Los antiguos griegos y romanos calendarizaron el tiempo apoyados en influencias tan lejanas como la babilónica y la egipcia, cuyos avances tenían como base la religión y la astronomía. En el caso de los griegos se dio la combinación de la interpretación de los ciclos mensuales de la Luna, y de los movimientos de traslación y rotación de la Tierra con respecto al Sol, dando paso a calendarios lunisolares como el argoliano, el ático, el civil, el corintio, el cretense, y los de otras regiones. De los romanos, vale citar los calendarios solares de Rómulo, Numa Pompilio y del emperador Julio César, quien estableció un calendario que iniciaba en marzo, con 12 meses y 365 días. Su vigencia se extendió hasta 1582, cuando el papa Gregorio XIII, en procura de que “el año civil se aproximara más al calendario solar”, y de que la celebración del Año Nuevo coincidiera con el inicio de las gestiones oficiales relevantes, estableció el 1 de enero como la fecha de inicio de cada año.
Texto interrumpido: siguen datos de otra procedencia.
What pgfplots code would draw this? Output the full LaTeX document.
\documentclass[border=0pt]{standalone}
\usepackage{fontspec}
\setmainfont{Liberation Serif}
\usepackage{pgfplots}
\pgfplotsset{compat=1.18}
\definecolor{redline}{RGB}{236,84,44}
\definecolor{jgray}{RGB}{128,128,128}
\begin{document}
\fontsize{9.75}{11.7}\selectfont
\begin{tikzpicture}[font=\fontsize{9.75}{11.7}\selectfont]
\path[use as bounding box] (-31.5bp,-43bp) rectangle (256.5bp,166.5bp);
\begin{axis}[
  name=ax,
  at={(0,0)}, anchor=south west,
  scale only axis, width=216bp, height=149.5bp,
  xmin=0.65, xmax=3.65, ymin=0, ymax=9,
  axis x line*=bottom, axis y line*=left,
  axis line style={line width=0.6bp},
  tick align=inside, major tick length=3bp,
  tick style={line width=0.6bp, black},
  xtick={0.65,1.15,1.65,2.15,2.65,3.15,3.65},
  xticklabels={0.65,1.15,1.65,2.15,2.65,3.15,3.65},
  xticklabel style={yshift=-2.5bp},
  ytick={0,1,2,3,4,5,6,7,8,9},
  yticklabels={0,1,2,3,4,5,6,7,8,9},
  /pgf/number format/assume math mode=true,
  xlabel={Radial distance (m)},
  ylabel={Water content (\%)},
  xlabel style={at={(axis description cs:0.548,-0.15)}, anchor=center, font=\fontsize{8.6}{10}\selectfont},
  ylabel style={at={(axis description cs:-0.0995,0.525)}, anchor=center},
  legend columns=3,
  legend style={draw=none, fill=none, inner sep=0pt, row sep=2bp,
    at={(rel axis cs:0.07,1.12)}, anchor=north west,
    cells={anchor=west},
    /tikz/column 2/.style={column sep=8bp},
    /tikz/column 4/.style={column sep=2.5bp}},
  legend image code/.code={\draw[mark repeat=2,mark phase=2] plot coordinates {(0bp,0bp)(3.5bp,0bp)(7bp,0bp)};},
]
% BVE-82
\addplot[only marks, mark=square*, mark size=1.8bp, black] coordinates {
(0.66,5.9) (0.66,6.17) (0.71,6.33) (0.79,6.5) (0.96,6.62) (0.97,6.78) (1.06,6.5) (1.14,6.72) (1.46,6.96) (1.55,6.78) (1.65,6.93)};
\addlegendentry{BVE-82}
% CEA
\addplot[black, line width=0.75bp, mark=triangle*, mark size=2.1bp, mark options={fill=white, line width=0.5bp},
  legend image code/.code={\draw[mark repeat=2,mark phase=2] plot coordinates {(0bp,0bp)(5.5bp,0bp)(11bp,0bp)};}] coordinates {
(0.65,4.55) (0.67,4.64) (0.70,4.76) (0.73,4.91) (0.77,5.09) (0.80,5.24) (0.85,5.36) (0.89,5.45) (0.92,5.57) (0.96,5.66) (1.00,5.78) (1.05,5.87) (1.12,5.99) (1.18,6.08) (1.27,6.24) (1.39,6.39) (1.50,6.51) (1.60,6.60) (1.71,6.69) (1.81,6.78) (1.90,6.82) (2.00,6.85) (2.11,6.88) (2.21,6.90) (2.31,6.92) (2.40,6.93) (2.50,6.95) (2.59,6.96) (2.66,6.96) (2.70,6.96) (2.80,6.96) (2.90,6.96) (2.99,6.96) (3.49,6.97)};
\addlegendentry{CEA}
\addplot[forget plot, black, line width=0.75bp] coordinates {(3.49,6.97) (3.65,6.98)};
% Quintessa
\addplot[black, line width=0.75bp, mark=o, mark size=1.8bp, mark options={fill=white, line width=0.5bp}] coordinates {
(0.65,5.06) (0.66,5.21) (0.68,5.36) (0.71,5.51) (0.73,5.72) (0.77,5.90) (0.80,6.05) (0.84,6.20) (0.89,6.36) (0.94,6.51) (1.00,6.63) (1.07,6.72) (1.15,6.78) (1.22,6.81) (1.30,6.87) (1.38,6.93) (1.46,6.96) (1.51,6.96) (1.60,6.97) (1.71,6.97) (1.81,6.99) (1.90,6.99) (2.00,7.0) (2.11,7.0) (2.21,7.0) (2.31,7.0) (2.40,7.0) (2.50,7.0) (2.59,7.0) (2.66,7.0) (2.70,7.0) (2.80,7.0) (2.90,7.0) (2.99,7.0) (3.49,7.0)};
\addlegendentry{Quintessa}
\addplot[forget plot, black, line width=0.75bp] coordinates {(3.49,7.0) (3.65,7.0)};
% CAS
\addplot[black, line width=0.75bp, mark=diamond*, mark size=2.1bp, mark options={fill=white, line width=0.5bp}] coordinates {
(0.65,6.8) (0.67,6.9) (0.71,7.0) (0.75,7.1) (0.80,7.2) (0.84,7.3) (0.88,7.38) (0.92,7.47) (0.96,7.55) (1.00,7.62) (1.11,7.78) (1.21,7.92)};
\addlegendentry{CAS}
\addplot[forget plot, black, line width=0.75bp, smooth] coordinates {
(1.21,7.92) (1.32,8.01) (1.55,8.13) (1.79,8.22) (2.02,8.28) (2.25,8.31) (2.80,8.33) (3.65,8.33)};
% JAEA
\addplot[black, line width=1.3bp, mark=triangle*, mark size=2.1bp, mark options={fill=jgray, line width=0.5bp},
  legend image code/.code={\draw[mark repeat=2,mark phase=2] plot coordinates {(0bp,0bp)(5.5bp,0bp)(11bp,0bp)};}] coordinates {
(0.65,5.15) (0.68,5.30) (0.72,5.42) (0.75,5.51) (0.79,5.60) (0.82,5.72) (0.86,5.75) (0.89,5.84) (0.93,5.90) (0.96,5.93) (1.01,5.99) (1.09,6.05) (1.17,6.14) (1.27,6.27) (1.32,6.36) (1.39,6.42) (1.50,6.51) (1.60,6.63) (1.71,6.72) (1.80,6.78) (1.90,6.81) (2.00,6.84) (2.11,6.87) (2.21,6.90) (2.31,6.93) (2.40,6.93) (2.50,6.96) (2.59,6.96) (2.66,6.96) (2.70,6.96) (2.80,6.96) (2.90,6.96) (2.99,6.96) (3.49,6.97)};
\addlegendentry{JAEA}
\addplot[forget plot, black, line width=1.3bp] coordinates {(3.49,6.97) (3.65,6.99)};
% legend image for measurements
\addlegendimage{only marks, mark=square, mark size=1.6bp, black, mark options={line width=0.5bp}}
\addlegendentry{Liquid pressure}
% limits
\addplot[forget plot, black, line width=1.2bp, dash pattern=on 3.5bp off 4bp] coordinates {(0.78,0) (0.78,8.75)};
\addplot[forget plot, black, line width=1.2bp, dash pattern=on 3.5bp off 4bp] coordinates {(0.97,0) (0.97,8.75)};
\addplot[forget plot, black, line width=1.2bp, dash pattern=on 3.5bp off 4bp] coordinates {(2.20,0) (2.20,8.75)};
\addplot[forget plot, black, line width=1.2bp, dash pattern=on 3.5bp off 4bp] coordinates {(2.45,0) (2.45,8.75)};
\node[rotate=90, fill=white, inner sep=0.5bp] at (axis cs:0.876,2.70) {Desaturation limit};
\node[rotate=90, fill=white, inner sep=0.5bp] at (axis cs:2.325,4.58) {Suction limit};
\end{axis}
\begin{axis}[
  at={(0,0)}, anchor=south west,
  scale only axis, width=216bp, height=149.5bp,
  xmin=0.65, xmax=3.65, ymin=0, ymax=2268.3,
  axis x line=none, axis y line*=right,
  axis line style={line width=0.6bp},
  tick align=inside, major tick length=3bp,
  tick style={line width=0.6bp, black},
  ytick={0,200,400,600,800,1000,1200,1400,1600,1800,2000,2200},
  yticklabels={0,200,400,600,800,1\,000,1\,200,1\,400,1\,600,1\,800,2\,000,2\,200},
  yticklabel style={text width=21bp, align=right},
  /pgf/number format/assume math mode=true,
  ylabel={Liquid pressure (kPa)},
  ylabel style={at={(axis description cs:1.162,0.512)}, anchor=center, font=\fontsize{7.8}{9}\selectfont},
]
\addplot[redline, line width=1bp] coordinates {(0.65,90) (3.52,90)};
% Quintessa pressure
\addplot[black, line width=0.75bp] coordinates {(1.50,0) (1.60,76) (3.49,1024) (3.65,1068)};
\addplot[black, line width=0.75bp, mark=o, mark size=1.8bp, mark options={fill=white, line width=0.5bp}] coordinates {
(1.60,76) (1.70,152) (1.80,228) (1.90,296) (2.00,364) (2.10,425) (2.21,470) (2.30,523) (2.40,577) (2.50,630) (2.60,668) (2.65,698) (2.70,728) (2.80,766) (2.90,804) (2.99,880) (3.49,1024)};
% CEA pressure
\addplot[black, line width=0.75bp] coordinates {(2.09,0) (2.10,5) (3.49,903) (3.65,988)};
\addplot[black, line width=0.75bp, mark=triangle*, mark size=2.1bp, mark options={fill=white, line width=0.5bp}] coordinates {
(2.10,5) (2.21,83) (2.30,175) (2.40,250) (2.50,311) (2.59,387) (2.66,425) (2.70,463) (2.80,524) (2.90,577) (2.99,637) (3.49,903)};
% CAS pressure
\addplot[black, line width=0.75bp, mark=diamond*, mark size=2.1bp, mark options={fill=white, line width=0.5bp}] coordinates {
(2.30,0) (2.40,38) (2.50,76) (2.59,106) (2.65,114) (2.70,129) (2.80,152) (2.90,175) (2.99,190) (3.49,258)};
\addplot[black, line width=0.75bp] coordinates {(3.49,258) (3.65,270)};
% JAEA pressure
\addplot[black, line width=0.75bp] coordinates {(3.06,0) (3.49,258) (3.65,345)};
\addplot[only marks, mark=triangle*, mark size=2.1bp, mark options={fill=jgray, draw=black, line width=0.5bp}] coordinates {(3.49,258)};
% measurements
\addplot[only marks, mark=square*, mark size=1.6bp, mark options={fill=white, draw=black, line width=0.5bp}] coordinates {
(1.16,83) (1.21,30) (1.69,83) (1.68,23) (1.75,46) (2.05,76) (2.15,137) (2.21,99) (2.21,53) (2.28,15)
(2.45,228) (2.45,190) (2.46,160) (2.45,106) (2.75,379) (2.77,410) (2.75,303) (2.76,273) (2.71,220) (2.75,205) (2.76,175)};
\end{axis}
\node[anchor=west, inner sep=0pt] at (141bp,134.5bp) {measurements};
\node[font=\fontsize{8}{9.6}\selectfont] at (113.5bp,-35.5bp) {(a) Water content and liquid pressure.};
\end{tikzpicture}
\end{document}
La difusión de esta iniciativa, conocida como el calendario gregoriano, impuso en América la celebración del Año Nuevo en la fecha referida. En sus inicios contó con el apoyo del rey Felipe II gracias a su conexión con el Papa. Desde hace casi cuatro siglos y medio, aunque con el eclipse ocasional de guerras, hambrunas y pandemias, asistimos a la convocatoria familiar de las fiestas de espera del nuevo año. Siempre nos acompañan las tradiciones más variadas y el deseo de alejar las penas, renovar el amor por los demás y atesorar la prosperidad, sin que se quede la lista con orientación no individual. Todo un mundo simbólico, en el que estelarizan el agua, el fuego, los colores con sentido variado, maletas, campanadas y alimentos, viste esas y otras aspiraciones. Afortunadamente, estas se fortalecen al saber que podemos tener diferentes tradiciones, pero siempre con los mismos sueños, aquellos que propugnan por la justicia sin paños y la equidad sin límites.